In the projector, the illumination pixels can be switched in each case into a first state in which the light coming from the illumination pixel is imaged onto the allocated image pixel, and into a second state in which no light is imaged from the illumination pixel onto the allocated image pixel, and the image pixels can be switched in each case into a first state in which the light coming from the image pixel is used to generate the image, and into a second state in which no light from the image pixel is used to generate the image. A digital control of the two modulators is thus possible. In particular for example LCD, LCoS modulators or tilting mirror matrices can be used as modulators. The modulators can be reflective or transmissive. The projector according to the invention can contain modulators of the same or different type. In one embodiment it contains modulators of the same type, for example two tilting mirror matrices.
In the illumination control data, the on-value for the illumination pixels can be chosen by the control unit such that each illumination pixel which is allocated to an image pixel which is, according to the image data, to represent a brightness value lying above the predetermined threshold value is always switched into the first state at the times when the allocated image pixel is switched into the first state. Thus it is ensured that the desired brightness value of the image pixel can be achieved, wherein simultaneously a reduction of the black level can be achieved.
The control unit can choose the on-value for the illumination pixels in the illumination control data such that each illumination pixel which is allocated to an image pixel which is, according to the image data, to represent a brightness value which lies above the predetermined threshold value and below a predetermined maximum value is at least sometimes also switched into the second state during the times when the allocated image pixel is switched into the second state. Thus an illumination matched to the switching states of the image pixels is made possible, whereby disruptive background brightness can be reduced.

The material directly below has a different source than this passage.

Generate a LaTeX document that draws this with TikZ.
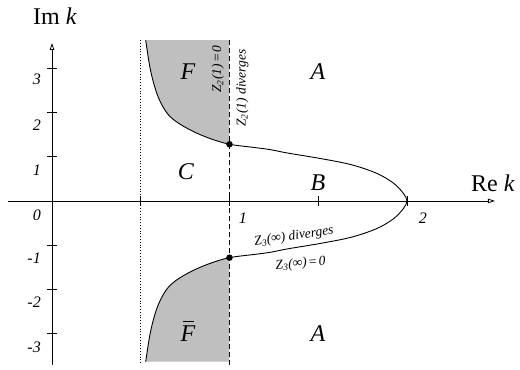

Furthermore, in the illumination control data, the on-value for the other illumination pixels can be chosen such that the other illumination pixels are always switched into the first state at the times when at least one of the image pixels no more than the predetermined number of pixels away from the allocated image pixel is switched into the first state. The on-value for the other illumination pixels can in particular be chosen such that every other illumination pixel whose allocated image pixel is no more than the predetermined number of pixels away from at least one other image pixel which is to represent a brightness value which lies above the predetermined threshold value and below a maximum value is also at least sometimes switched into the second state when the at least one other image pixel is switched into the second state. Thus the illumination matched to the switching times is also carried out for the other image pixels to which the on-value is allocated. This leads to a further reduction in undesired background brightness.

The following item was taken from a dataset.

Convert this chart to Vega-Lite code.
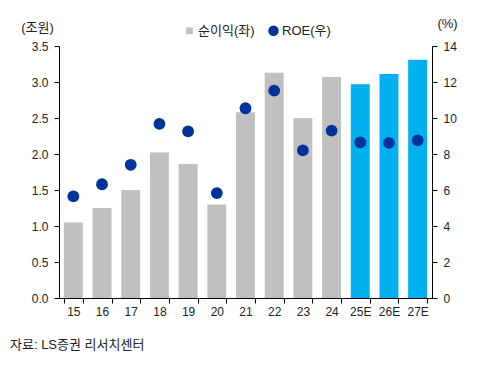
{
  "$schema": "https://vega.github.io/schema/vega-lite/v6.json",
  "width": 373,
  "height": 252,
  "autosize": {"type": "none"},
  "padding": {"left": 59, "top": 46, "right": 50, "bottom": 68},
  "background": "white",
  "config": {
    "view": {"stroke": null},
    "font": "Liberation Sans, Noto Sans CJK KR",
    "axis": {
      "labelFont": "Liberation Sans, Noto Sans CJK KR",
      "labelFontSize": 12,
      "labelColor": "#222222",
      "domainColor": "#000000",
      "tickColor": "#000000",
      "grid": false,
      "titleFont": "Liberation Sans, Noto Sans CJK KR",
      "titleFontSize": 13,
      "titleFontWeight": "normal",
      "titleColor": "#222222"
    }
  },
  "title": {
    "text": "자료: LS증권 리서치센터",
    "orient": "bottom",
    "anchor": "start",
    "frame": "group",
    "font": "Liberation Sans, Noto Sans CJK KR",
    "fontSize": 13,
    "fontWeight": "normal",
    "color": "#222222",
    "offset": 22,
    "dx": -49
  },
  "data": {
    "values": [
      {"year": "15", "profit": 1.05, "roe": 5.65, "series": "순이익(좌)"},
      {"year": "16", "profit": 1.25, "roe": 6.32, "series": "순이익(좌)"},
      {"year": "17", "profit": 1.5, "roe": 7.4, "series": "순이익(좌)"},
      {"year": "18", "profit": 2.02, "roe": 9.67, "series": "순이익(좌)"},
      {"year": "19", "profit": 1.86, "roe": 9.26, "series": "순이익(좌)"},
      {"year": "20", "profit": 1.3, "roe": 5.83, "series": "순이익(좌)"},
      {"year": "21", "profit": 2.58, "roe": 10.54, "series": "순이익(좌)"},
      {"year": "22", "profit": 3.13, "roe": 11.52, "series": "순이익(좌)"},
      {"year": "23", "profit": 2.5, "roe": 8.2, "series": "순이익(좌)"},
      {"year": "24", "profit": 3.07, "roe": 9.3, "series": "순이익(좌)"},
      {"year": "25E", "profit": 2.97, "roe": 8.65, "series": "순이익(전망)"},
      {"year": "26E", "profit": 3.11, "roe": 8.62, "series": "순이익(전망)"},
      {"year": "27E", "profit": 3.31, "roe": 8.76, "series": "순이익(전망)"}
    ]
  },
  "encoding": {
    "x": {
      "field": "year",
      "type": "ordinal",
      "sort": null,
      "scale": {"paddingInner": 0.34, "paddingOuter": 0.17},
      "axis": {
        "title": null,
        "labelAngle": 0,
        "tickBand": "extent",
        "tickSize": 5,
        "labelPadding": 3
      }
    }
  },
  "layer": [
    {
      "mark": {"type": "bar"},
      "encoding": {
        "y": {
          "field": "profit",
          "type": "quantitative",
          "scale": {"domain": [0, 3.5], "nice": false},
          "axis": {
            "values": [0, 0.5, 1, 1.5, 2, 2.5, 3, 3.5],
            "format": ".1f",
            "tickSize": 5,
            "labelPadding": 6,
            "title": "(조원)",
            "titleAngle": 0,
            "titleAlign": "center",
            "titleBaseline": "middle",
            "titleX": -22,
            "titleY": -19
          }
        },
        "color": {
          "field": "series",
          "type": "nominal",
          "scale": {
            "domain": ["순이익(좌)", "ROE(우)", "순이익(전망)"],
            "range": ["#c0c0c0", "#003399", "#00b0f0"]
          },
          "legend": {
            "title": null,
            "orient": "none",
            "direction": "horizontal",
            "legendX": 124,
            "legendY": -22,
            "values": ["순이익(좌)", "ROE(우)"],
            "labelFont": "Liberation Sans, Noto Sans CJK KR",
            "labelFontSize": 13,
            "labelColor": "#222222",
            "labelOffset": 2,
            "columnPadding": 12,
            "encode": {
              "symbols": {
                "update": {
                  "shape": {"signal": "datum.value === 'ROE(우)' ? 'circle' : 'square'"},
                  "size": {"signal": "datum.value === 'ROE(우)' ? 110 : 45"},
                  "strokeWidth": {"value": 0},
                  "opacity": {"value": 1}
                }
              }
            }
          }
        }
      }
    },
    {
      "mark": {"type": "point", "filled": true, "size": 140, "opacity": 1},
      "encoding": {
        "y": {
          "field": "roe",
          "type": "quantitative",
          "scale": {"domain": [0, 14], "nice": false},
          "axis": {
            "orient": "right",
            "values": [0, 2, 4, 6, 8, 10, 12, 14],
            "tickSize": 5,
            "labelPadding": 6,
            "title": "(%)",
            "titleAngle": 0,
            "titleAlign": "center",
            "titleBaseline": "middle",
            "titleX": 15,
            "titleY": -23
          }
        },
        "color": {"datum": "ROE(우)"}
      }
    }
  ],
  "resolve": {"scale": {"y": "independent"}}
}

In the projector, the control unit can also choose the on-value for the illumination pixels in the illumination control data such that each illumination pixel which is allocated to an image pixel which is, according to the image data, to represent a brightness value lying above the predetermined threshold value is always switched into the first state precisely only at the times when the allocated image pixel is switched into the first state. An illumination completely matched to the times of the first state is thus achieved.
In particular, the on-value for the other illumination pixels can also be chosen such that the other illumination pixels are always switched into the first state precisely only at the times when at least one of the image pixels no more than the predetermined number of pixels away from the allocated image pixel is switched into the first state.
The illumination and image control data can in each case be pulse-width modulated control data. In particular the control data for each illumination and image pixel can in each case contain a binary data value of equal bit depth, wherein the on-value for each illumination pixel which is allocated to an image pixel which is, according to the image data, to represent a brightness value lying above the predetermined threshold value in the image is chosen such that at least the same bits are set as in the binary data value of the allocated image pixel. An illumination of the image pixel matched to the bit-switching times can thus be achieved.
In particular the on-value for the illumination pixels can be chosen such that all bits are set which are set in the binary data value of the allocated image pixel and in the binary data values of all of the image pixels that are no more than the predetermined number of pixels away from the allocated image pixel.
The object is also achieved by a projector for projecting an image according to claim 27. With this projector the control unit generates the illumination control data such that they have the on-value for each illumination pixel which is allocated to at least one image pixel which is, according to the image data, to represent a brightness value lying above the predetermined threshold value in the image, and the off-value for all other illumination pixels, with the result that with these illumination control data a uniform illumination of edge image pixels is likewise also achieved as each (edge) image pixel is illuminated by the several allocated illumination pixels.
Advantageous versions of the projectors according to the invention are given in the dependent claims.
The illumination modulator and/or the image modulator can in particular have n×m pixels.
The predetermined threshold value is preferably chosen such that the lowest still representable brightness in the image already lies above the threshold value. Thus it is advantageously achieved that the illumination pixels can have the off-value only for image pixels which are to represent a black image spot.
The projector according to the invention can in particular be designed as a projector for applications in a planetarium such that the image to be projected is projected onto a curved projection surface. The curved projection surface can be part of a planetarium dome. In this design projection takes place usually in the dark, with the result that the achieved reduction in black level brings with it a clear improvement in the image.
The projector can furthermore be designed as a projector for front projection or as a projector for rear projection. The projection surface can be a constituent of the projector.
The imaging optics can be designed as 1:1 imaging optics, as enlarging or reducing imaging optics. The design as enlarging or reducing imaging optics is chosen e.g. if the two modulators are of different sizes. It is essential in particular that the desired allocation of the illumination and image pixels is realized.
Furthermore, a method according to claims 14 and 33 is provided. Advantageous versions of the method are given in the dependent method claims.
It is understood that the features named above and still to be explained below can be used not only in the given combinations, but also in other combinations or alone, without departing from the framework of the present invention.